PRESENTER: Oh the sequel?
SHORTEN: Yeah the sequel, I saw that. That was – it was very violent actually, I shouldn’t have taken my teenage child there.




PRESENTER: Don’t worry, Shaun let his kids watch Kick Ass!
SHORTEN: Yeah that was a mistake.


PRESENTER: Yeah, it’s got a lot of swearing. Well I like that movie thing, we’ve got on Facebook at the moment about whether you read the paper from the front or back. Are you from the front to the back or the back to the front?


PRESENTER: Or is there a section you go to immediately?
SHORTEN: Well now I’ve become Opposition Leader I get such free advice from journalists, I don’t always rush to the newspapers.

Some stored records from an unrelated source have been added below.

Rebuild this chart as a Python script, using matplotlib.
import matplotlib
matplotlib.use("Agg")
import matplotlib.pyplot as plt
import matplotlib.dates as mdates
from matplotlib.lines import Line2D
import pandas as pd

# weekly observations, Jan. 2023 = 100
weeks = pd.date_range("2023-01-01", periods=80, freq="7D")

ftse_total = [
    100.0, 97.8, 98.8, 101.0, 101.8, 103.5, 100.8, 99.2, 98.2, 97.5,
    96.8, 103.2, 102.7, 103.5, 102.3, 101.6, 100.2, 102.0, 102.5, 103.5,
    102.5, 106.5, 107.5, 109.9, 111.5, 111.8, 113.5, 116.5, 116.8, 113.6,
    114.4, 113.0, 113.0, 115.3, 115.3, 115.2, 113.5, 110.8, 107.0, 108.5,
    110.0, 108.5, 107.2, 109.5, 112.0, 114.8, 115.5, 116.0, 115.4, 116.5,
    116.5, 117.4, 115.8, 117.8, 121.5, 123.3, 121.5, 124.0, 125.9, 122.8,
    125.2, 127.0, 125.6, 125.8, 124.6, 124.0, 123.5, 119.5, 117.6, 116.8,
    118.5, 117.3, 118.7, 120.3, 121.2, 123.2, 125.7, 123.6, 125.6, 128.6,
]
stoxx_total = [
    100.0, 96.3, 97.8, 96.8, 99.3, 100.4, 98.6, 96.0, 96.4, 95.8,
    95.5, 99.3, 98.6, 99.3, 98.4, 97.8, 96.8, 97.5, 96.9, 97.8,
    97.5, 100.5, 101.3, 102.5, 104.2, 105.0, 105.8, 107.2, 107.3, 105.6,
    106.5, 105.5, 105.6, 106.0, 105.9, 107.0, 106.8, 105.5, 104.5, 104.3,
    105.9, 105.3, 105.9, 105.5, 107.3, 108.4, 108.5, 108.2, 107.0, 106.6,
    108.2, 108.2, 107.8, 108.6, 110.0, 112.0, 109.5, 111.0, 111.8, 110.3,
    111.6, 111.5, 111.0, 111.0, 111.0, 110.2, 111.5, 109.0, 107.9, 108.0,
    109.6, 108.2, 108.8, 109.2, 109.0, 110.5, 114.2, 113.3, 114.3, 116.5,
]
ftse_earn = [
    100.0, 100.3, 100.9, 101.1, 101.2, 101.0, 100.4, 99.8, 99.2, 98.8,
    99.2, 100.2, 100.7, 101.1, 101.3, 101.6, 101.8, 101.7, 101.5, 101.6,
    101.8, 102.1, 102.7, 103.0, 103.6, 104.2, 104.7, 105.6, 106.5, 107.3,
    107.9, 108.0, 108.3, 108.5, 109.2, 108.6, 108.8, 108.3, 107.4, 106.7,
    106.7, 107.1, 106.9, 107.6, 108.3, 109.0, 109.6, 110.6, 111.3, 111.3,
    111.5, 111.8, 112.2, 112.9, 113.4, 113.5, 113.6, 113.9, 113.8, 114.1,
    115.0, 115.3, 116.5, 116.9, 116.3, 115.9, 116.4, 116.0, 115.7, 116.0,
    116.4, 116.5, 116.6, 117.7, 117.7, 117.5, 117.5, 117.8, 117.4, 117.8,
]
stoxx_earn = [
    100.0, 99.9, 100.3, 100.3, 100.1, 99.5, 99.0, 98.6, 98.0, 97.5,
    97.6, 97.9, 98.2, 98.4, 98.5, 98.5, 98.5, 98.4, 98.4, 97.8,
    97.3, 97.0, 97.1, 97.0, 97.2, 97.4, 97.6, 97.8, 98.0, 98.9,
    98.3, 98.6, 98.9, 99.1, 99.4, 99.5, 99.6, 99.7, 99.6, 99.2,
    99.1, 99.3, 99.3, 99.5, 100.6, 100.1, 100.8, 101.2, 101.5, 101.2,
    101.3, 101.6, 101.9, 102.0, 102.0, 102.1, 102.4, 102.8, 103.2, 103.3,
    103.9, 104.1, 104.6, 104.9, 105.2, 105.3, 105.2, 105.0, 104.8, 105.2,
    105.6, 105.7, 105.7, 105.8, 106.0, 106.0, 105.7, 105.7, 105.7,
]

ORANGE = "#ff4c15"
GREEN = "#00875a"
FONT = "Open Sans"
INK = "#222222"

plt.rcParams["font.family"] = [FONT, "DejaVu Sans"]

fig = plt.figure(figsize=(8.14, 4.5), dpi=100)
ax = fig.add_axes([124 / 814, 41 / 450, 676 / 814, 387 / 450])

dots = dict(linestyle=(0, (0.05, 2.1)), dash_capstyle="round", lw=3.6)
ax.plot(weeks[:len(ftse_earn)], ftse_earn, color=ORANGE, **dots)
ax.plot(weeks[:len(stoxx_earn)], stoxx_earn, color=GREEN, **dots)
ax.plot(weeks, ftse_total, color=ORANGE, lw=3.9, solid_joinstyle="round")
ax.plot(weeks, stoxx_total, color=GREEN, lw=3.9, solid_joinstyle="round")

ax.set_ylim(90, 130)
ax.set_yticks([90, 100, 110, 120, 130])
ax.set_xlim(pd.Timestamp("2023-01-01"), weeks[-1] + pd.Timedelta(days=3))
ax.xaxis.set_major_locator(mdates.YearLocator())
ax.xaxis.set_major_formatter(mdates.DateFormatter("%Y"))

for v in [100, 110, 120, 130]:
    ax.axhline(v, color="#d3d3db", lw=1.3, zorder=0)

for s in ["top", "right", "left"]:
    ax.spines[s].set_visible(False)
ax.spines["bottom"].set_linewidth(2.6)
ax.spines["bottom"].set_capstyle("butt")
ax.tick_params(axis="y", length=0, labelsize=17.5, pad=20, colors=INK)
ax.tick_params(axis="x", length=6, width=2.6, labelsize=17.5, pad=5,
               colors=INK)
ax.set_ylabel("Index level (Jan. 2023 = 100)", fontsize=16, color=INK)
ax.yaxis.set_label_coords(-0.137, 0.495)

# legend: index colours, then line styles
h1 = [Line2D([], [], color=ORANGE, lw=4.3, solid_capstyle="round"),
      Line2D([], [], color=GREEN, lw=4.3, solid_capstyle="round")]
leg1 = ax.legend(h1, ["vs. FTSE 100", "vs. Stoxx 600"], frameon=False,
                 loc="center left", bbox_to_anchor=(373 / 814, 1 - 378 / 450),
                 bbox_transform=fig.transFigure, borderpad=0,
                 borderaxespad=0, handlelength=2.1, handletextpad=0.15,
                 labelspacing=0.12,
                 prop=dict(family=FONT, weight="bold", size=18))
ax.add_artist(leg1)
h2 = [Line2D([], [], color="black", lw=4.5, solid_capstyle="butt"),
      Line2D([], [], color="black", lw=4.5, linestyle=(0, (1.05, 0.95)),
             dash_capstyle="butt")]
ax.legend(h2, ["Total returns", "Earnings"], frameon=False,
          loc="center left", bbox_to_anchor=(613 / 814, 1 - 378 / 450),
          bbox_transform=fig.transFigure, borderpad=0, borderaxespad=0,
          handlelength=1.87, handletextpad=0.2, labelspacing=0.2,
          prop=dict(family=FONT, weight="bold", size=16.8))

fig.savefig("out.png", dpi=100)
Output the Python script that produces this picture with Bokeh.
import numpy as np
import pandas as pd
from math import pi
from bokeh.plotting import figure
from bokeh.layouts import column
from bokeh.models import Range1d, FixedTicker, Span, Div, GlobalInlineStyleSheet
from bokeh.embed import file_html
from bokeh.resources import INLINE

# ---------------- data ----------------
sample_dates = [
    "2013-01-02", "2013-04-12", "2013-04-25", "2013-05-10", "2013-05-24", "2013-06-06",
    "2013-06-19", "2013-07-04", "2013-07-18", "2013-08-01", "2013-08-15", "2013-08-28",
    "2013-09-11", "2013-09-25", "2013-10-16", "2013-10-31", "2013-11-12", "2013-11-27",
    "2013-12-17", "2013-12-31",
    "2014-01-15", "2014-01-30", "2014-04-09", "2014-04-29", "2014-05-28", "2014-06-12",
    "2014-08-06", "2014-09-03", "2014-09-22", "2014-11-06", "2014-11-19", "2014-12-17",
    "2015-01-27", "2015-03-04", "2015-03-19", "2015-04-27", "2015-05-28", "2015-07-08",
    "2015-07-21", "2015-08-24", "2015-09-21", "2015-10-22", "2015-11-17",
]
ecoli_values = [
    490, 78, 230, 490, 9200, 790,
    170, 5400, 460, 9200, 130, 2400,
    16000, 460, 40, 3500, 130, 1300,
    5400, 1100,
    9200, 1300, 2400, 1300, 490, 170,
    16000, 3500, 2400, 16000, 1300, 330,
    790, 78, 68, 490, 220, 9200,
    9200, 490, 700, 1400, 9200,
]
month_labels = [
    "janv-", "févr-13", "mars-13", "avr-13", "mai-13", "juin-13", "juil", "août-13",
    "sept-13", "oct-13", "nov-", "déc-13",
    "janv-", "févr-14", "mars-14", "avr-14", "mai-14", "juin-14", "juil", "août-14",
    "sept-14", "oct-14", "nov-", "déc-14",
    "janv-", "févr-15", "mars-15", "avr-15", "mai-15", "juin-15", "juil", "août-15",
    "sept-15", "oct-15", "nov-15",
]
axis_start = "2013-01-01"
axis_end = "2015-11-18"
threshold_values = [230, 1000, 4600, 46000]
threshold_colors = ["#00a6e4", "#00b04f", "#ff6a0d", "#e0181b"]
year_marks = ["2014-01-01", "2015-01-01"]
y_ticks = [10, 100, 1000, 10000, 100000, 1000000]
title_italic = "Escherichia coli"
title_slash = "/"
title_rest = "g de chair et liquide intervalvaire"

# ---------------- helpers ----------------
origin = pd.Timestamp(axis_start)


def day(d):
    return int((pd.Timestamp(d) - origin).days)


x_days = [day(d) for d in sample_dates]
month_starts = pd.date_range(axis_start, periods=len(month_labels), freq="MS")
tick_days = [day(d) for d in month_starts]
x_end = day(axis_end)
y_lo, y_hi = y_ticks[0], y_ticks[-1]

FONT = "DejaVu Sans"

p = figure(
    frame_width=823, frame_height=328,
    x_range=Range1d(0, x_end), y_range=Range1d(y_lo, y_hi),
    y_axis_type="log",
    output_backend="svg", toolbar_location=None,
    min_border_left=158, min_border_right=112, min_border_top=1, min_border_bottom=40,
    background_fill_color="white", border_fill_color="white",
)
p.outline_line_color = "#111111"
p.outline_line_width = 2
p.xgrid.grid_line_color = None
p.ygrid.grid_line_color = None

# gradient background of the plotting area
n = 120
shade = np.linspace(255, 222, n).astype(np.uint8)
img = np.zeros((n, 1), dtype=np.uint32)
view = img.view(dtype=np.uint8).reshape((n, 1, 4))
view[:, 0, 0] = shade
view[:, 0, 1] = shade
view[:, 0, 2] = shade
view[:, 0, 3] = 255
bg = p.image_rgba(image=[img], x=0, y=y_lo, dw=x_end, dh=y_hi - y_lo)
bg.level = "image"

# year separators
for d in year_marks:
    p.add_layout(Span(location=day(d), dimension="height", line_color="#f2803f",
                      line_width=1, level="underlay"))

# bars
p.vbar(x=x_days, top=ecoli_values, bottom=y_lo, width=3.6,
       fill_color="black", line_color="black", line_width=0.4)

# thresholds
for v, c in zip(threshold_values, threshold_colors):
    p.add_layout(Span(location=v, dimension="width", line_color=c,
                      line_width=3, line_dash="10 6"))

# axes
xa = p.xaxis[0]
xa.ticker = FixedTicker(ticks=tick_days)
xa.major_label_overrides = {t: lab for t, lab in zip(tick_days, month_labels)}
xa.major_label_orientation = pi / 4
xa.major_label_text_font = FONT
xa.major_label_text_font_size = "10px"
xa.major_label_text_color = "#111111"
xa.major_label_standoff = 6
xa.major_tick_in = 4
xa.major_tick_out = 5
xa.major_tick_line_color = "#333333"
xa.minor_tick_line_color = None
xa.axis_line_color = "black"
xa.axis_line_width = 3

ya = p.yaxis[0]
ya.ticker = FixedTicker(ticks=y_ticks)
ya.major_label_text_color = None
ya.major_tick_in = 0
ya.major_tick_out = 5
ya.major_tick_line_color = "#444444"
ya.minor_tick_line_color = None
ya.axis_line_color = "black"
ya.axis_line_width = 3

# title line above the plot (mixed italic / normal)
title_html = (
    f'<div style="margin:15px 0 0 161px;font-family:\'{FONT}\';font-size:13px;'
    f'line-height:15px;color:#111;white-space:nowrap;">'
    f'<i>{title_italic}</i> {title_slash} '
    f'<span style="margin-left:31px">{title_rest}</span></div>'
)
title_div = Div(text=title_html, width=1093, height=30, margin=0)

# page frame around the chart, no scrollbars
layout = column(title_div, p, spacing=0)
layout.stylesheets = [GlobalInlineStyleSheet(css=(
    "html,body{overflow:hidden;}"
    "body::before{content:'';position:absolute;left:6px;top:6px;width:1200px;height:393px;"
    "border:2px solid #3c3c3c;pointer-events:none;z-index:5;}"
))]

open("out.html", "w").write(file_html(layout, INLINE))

PRESENTER: Do you suddenly just go straight to the political cartoon to see whether they’ve –
SHORTEN: Oh I did go to the political cartoon today in the West Oz, that was funny, I was caricatured in it, I had to laugh at myself. I probably, when it goes to the newspaper now, I read it more online. In my experience, if it’s a good story no one ever tells me, if it’s a bad story I generally find out by about half past five in the morning.




SHORTEN: There’s nothing like a well-meaning friend who says, ‘are you okay?’ I’ve woken up, I haven’t been in a car crash.


PRESENTER: Well look, we love the fact that you came into visit us today.


PRESENTER: Yeah we appreciate your time.


SHORTEN: It’s a real pleasure.


PRESENTER: Happy to have you any time. The Federal Leader of the Opposition, and the man who would quite like to be Prime Minister one day presumably, Bill Shorten, thanks for coming in.
SHORTEN: Yeah thanks, it was great fun, cheerio.